Acho que Rosa era como eu. Gostava na
macumba, mas não queria compromisso, até que começou a cair dura no chão dos
barracões, nos toques que frequentava. No Rio conhecido como “bolar” ou “Bolonar”.
Nunca é coisa boa. Ou é santo pedindo pra ser raspado, e se já é raspado, algo
desagrada o orixá.
Iniciada na religião, praticamente de
forma obrigada por Oxum, Rosa limitou-se a sua obrigação de um ano, e nunca
mais alimentou seus guias.
Tá certo que D. Eulina não ajudava em
nada.
Se normalmente uma feitura ou
obrigação equivale em gastos, a uma festa de 15 anos ou casamento, essas coisas
com D. Eulina custavam claramente uma viagem a Dubai, com todos os luxos
possíveis.
Não estou exagerando. Ela era a mãe
de santo com maior número de filhos pendentes nas obrigações.
O que quero dizer:
Exu não é bonzinho.
Exu é humano.
A natureza dessa entidade era comum
nas religiões pagãs antes do cristianismo. No cristianismo não existe o deus “humano”,
existe ou bem e o mal que é o diabo, que tem muito dos deuses humanos pagãos.
Exu, na minha concepção, é um cara
que perambula entre o inferno e a terra, que por vícios terrenos de faz tudo.
Um operário das ambições, invejas,
desejos mundanos dos seres humanos.
De cura à morte, o exu faz, basta
pagá-lo para isso.
Infelizmente, dependendo da
sensibilidade mediúnica de cada um, ele pode sim se aproveitar das fraquezas de
seus cavalos e escravizá-los ao seu bel-prazer.
Assim é exu.
Deixe-o quieto, não mexa com ele.
BÔNUS
Maria carregava uma Molambo, embora de
cada 99 manifestações, 101 era Maria, não Molambo.
Era uma pombagira que adorava falar
merda de algum presente no momento. Isso é, maria usava sua Molambo para
atacar, falar mentiras sobre seus desafetos.
Todo ano a Molambo do Roger promovia
a sua festa. Maria presente, e em como todo toque, manifestou sua “pombagira”.

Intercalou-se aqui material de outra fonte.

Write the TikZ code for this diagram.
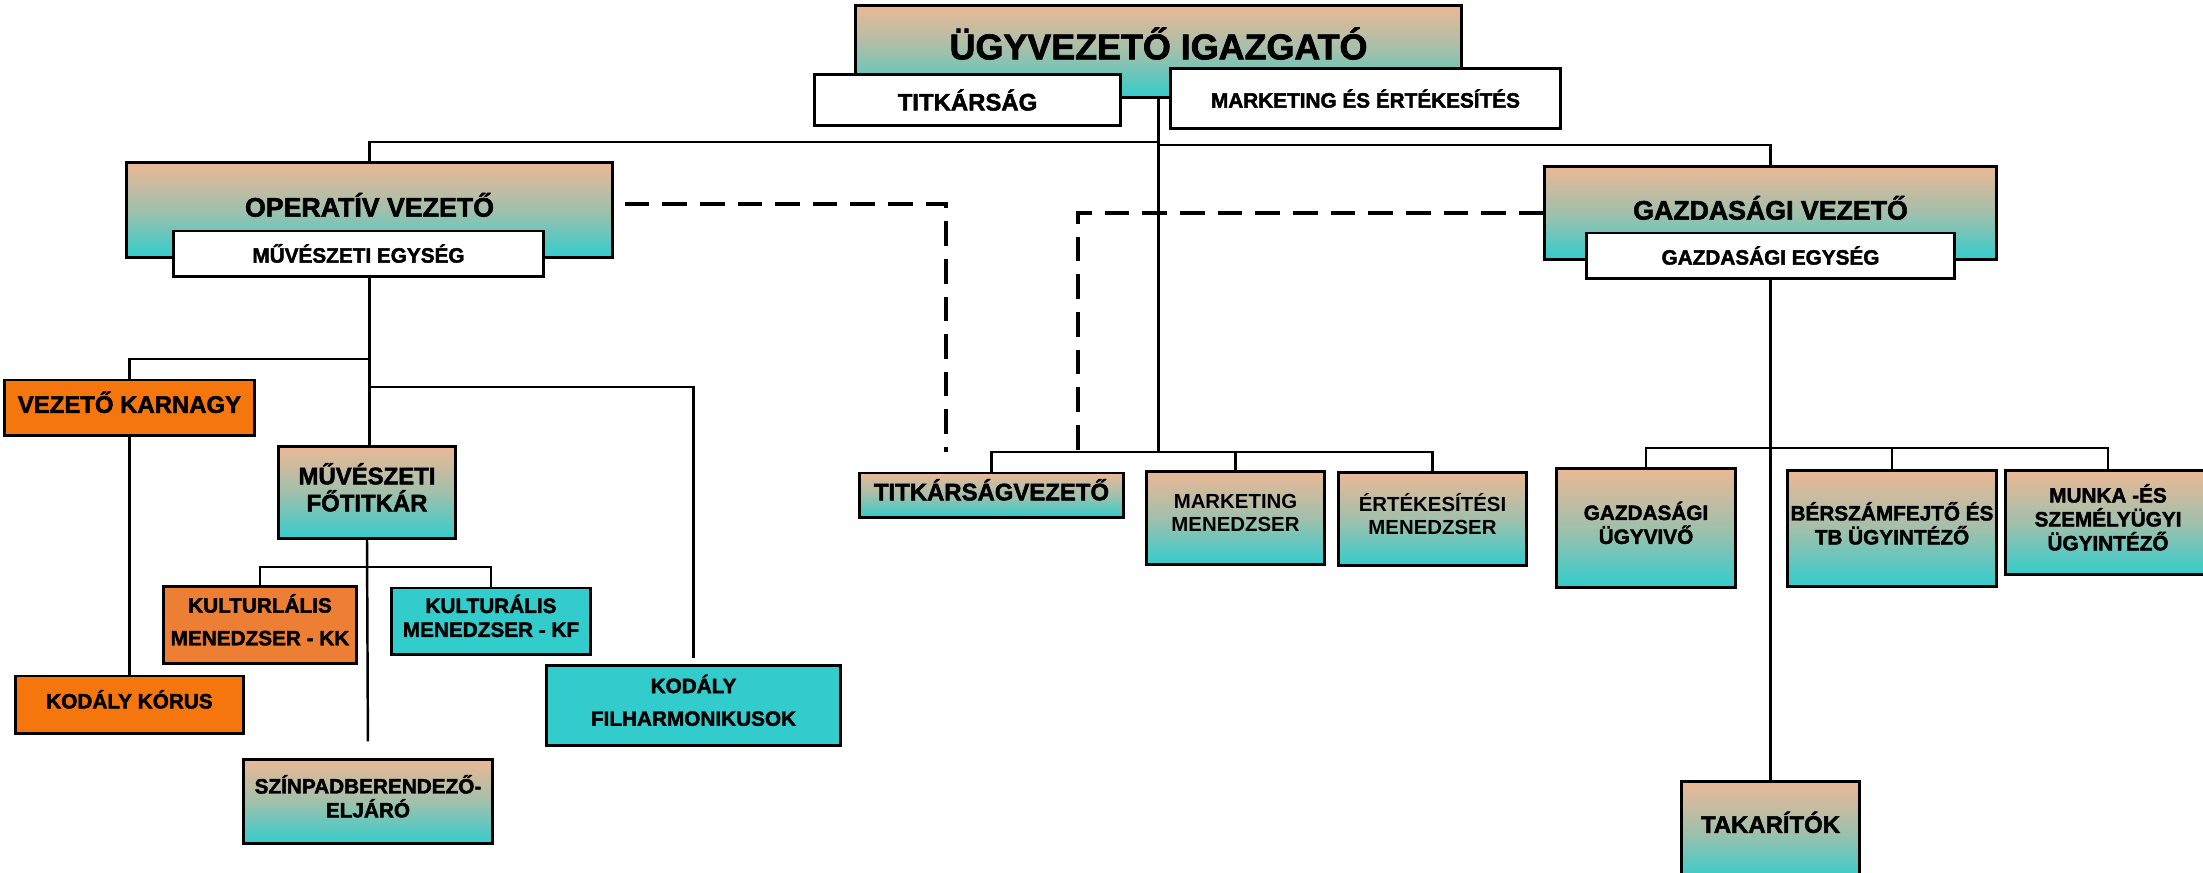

Como era de praxe, ela foi levada
para um quartinho para ser vestida.
Quando saiu, a Molambo do Roger
aproximou-se dela e logo se formou uma roda de gente em torno das duas, após reclamação
da dona da festa, levam a Molambo(?) de
volta para o quartinho.
A Molambo dona da Festa e homenageada
não queria exus maus vestidos presentes.
Esse toque foi um esculacho só.
Lembro de uma pombagira manifestada
num pai de santo, que sempre que eu o via em algum toque, ele arrumava confusão
com o santo de alguém presente no local.
Os ogãs tocando constrangidos, e
todos os outros exus manifestados saíram de dentro do barracão.
Essa pombagira estava toda serelepe.
Eu mesmo nunca vi uma entidade desse jeito.
Sambava com suas caras e bocas.
Estava de bustiê, um pano amarrado da
cabeça, e uma saia vermelha que por baixo dela, havia tantas armações, que
deixou a saia acima do joelho.
Sobrou pra coitada da hekede Magali,
que se explicava:
_Ela que escolheu. Ela queria a roupa
de Oxosse, eu que não deixei.
A opinião era unanime:
Quem dançava ali, era a pombagira “pai
de santo cheio de cachaça no cool”, isso sim.